Ah Gnome3, KDE 4.x, Unity… how the GUI desktop landscape has changed over the past year or so for Linux. Honestly, I haven’t been a fan of any of them.
KDE, it’s nice but experience has been it just seems slow. I’m not sure how to explain it, but just basic interaction with desktop has always left me with this feeling of it being sluggish. Once upon a time I was a huge KDE fan, likely from my years of using Slackware for everything. I actually did just install it at work, the ATI card I have there doesn’t play nice with Gnome3, therefore Cinnamon as well.
Gnome3, just feels like a mess. A vanilla Gnome3 install just isn’t very intuitive. Gnome has a trend of trying radical things that are just frustrating. Remember when Nautilus went spatial? Ugh. Drove me nuts a time I was actually turning into a huge fan of Dropline Gnome. With Gnome3 was it really necessary to for ctrl-alt up/down instead of left/right for desktop switching? I only have over a decade of muscle memory there.
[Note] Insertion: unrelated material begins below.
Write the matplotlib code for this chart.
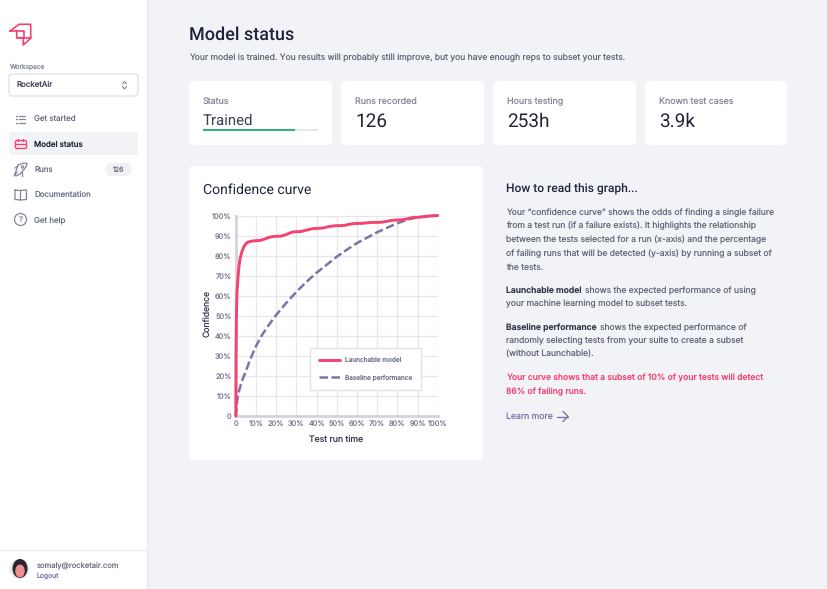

Unity… it’s interesting. I think a big reason I tend to stay away from it is my negative experiences with it when it first came out. It was glitchy on my hardware, locking up at random times. In all fairness with 11.10 it worked fine. I think I just had developed a bad taste for it by then. Unity has no problem running on an ATI card though *nudge Gnome3*.
Now Cinnamon. The only fault I can find with it is it’s Gnome3 roots means it has the same hardware issues. My laptop with an Nvidia card runs it great though. Cinnamon just seems to be what Gnome3 should have been.
Cinnamon has lower panel with the application menu. I like the fact you can add apps to it real easy, acting like a dock. I have a Macbook I use primarily for working from home, I’m used to having a dock (and at the bottom of the screen, Unity). However it builds on Gnome3’s always having one empty virtual desktop. Over all I find the virtual desktop management which is pretty much all Gnome3 to be an improvement. It’s real easy to move applications from desktop to desktop. When visually managing the desktops it’s vertival, however Cinnamon kept the left/right key bindings and visual transitions. I don’t have to relearn anything.
Over all, it’s appearance is a little rough, but the functionality has been a perfect fit. About the only improvement I’d make is a top panel that functions like on Unity and my Mac, holding the current application context menus and such. I just prefer that approach.
If you are running Mint and haven’t tried it yet, sudo apt-get install cinnamon-session and give it a go. It’s been the most intuitively easy to use desktop released this year.